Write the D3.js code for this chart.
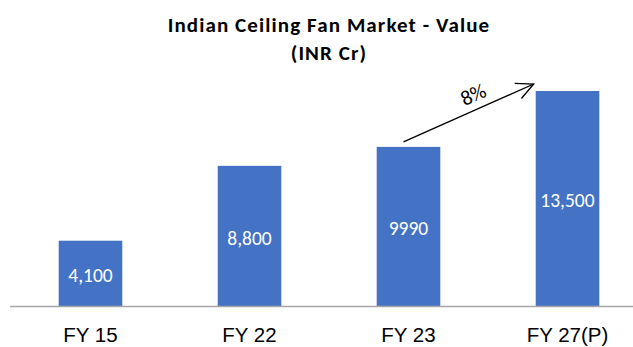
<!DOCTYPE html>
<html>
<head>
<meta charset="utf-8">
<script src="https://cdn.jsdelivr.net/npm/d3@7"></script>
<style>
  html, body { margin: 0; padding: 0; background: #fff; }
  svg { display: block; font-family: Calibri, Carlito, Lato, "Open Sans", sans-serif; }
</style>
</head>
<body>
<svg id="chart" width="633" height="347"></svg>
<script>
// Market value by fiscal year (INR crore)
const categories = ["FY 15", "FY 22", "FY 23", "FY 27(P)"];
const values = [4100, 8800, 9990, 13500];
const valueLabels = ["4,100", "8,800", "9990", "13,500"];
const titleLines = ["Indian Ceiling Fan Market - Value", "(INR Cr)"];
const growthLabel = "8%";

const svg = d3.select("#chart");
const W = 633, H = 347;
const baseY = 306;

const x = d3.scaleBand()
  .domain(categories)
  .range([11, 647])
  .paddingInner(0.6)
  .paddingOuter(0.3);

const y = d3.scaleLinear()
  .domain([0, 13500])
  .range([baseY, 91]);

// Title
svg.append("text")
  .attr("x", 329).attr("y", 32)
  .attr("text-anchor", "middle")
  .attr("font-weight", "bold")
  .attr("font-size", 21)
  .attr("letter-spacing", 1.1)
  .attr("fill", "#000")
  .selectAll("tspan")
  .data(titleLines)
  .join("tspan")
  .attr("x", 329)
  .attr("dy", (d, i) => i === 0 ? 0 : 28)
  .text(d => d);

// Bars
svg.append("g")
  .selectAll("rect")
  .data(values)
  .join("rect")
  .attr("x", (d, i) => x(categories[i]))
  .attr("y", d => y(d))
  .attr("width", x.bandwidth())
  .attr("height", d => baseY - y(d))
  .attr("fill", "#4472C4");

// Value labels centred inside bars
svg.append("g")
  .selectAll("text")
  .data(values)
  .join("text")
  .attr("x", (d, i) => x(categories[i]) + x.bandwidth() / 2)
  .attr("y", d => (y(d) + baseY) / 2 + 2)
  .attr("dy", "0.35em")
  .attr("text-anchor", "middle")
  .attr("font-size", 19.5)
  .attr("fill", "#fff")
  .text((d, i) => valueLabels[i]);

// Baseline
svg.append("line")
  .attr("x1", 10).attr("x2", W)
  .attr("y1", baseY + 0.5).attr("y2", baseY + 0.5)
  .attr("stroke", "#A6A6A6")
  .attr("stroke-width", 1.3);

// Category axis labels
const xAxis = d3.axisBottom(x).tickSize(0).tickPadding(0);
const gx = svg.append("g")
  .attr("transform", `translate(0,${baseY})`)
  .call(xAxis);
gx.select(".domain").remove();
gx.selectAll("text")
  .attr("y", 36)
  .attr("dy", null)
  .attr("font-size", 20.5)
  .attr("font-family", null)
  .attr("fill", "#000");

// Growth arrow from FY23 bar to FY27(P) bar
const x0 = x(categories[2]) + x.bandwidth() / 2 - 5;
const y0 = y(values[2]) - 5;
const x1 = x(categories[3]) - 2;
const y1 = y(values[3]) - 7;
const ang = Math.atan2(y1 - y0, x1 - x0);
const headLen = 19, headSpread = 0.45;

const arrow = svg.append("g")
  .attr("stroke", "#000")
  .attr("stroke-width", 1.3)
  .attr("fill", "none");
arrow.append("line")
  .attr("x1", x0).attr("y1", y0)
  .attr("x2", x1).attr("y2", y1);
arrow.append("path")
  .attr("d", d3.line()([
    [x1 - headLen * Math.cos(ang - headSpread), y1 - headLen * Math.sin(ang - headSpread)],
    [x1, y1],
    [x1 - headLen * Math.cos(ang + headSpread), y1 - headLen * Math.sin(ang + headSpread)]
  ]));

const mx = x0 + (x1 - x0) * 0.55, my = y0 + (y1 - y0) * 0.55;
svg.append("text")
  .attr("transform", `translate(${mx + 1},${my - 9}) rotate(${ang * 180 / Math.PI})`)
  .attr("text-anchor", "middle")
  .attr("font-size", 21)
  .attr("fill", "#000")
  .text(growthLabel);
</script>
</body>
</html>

※

Reproduce the material above in full, exactly, with no images.

Write the D3.js code for this chart.
<!DOCTYPE html>
<html>
<head>
<meta charset="utf-8">
<script src="https://cdn.jsdelivr.net/npm/d3@7"></script>
<style>
  html, body { margin: 0; padding: 0; background: #fff; }
  svg { display: block; font-family: Calibri, Carlito, Lato, "Open Sans", sans-serif; }
</style>
</head>
<body>
<svg id="chart" width="633" height="347"></svg>
<script>
// Market value by fiscal year (INR crore)
const categories = ["FY 15", "FY 22", "FY 23", "FY 27(P)"];
const values = [4100, 8800, 9990, 13500];
const valueLabels = ["4,100", "8,800", "9990", "13,500"];
const titleLines = ["Indian Ceiling Fan Market - Value", "(INR Cr)"];
const growthLabel = "8%";

const svg = d3.select("#chart");
const W = 633, H = 347;
const baseY = 306;

const x = d3.scaleBand()
  .domain(categories)
  .range([11, 647])
  .paddingInner(0.6)
  .paddingOuter(0.3);

const y = d3.scaleLinear()
  .domain([0, 13500])
  .range([baseY, 91]);

// Title
svg.append("text")
  .attr("x", 329).attr("y", 32)
  .attr("text-anchor", "middle")
  .attr("font-weight", "bold")
  .attr("font-size", 21)
  .attr("letter-spacing", 1.1)
  .attr("fill", "#000")
  .selectAll("tspan")
  .data(titleLines)
  .join("tspan")
  .attr("x", 329)
  .attr("dy", (d, i) => i === 0 ? 0 : 28)
  .text(d => d);

// Bars
svg.append("g")
  .selectAll("rect")
  .data(values)
  .join("rect")
  .attr("x", (d, i) => x(categories[i]))
  .attr("y", d => y(d))
  .attr("width", x.bandwidth())
  .attr("height", d => baseY - y(d))
  .attr("fill", "#4472C4");

// Value labels centred inside bars
svg.append("g")
  .selectAll("text")
  .data(values)
  .join("text")
  .attr("x", (d, i) => x(categories[i]) + x.bandwidth() / 2)
  .attr("y", d => (y(d) + baseY) / 2 + 2)
  .attr("dy", "0.35em")
  .attr("text-anchor", "middle")
  .attr("font-size", 19.5)
  .attr("fill", "#fff")
  .text((d, i) => valueLabels[i]);

// Baseline
svg.append("line")
  .attr("x1", 10).attr("x2", W)
  .attr("y1", baseY + 0.5).attr("y2", baseY + 0.5)
  .attr("stroke", "#A6A6A6")
  .attr("stroke-width", 1.3);

// Category axis labels
const xAxis = d3.axisBottom(x).tickSize(0).tickPadding(0);
const gx = svg.append("g")
  .attr("transform", `translate(0,${baseY})`)
  .call(xAxis);
gx.select(".domain").remove();
gx.selectAll("text")
  .attr("y", 36)
  .attr("dy", null)
  .attr("font-size", 20.5)
  .attr("font-family", null)
  .attr("fill", "#000");

// Growth arrow from FY23 bar to FY27(P) bar
const x0 = x(categories[2]) + x.bandwidth() / 2 - 5;
const y0 = y(values[2]) - 5;
const x1 = x(categories[3]) - 2;
const y1 = y(values[3]) - 7;
const ang = Math.atan2(y1 - y0, x1 - x0);
const headLen = 19, headSpread = 0.45;

const arrow = svg.append("g")
  .attr("stroke", "#000")
  .attr("stroke-width", 1.3)
  .attr("fill", "none");
arrow.append("line")
  .attr("x1", x0).attr("y1", y0)
  .attr("x2", x1).attr("y2", y1);
arrow.append("path")
  .attr("d", d3.line()([
    [x1 - headLen * Math.cos(ang - headSpread), y1 - headLen * Math.sin(ang - headSpread)],
    [x1, y1],
    [x1 - headLen * Math.cos(ang + headSpread), y1 - headLen * Math.sin(ang + headSpread)]
  ]));

const mx = x0 + (x1 - x0) * 0.55, my = y0 + (y1 - y0) * 0.55;
svg.append("text")
  .attr("transform", `translate(${mx + 1},${my - 9}) rotate(${ang * 180 / Math.PI})`)
  .attr("text-anchor", "middle")
  .attr("font-size", 21)
  .attr("fill", "#000")
  .text(growthLabel);
</script>
</body>
</html>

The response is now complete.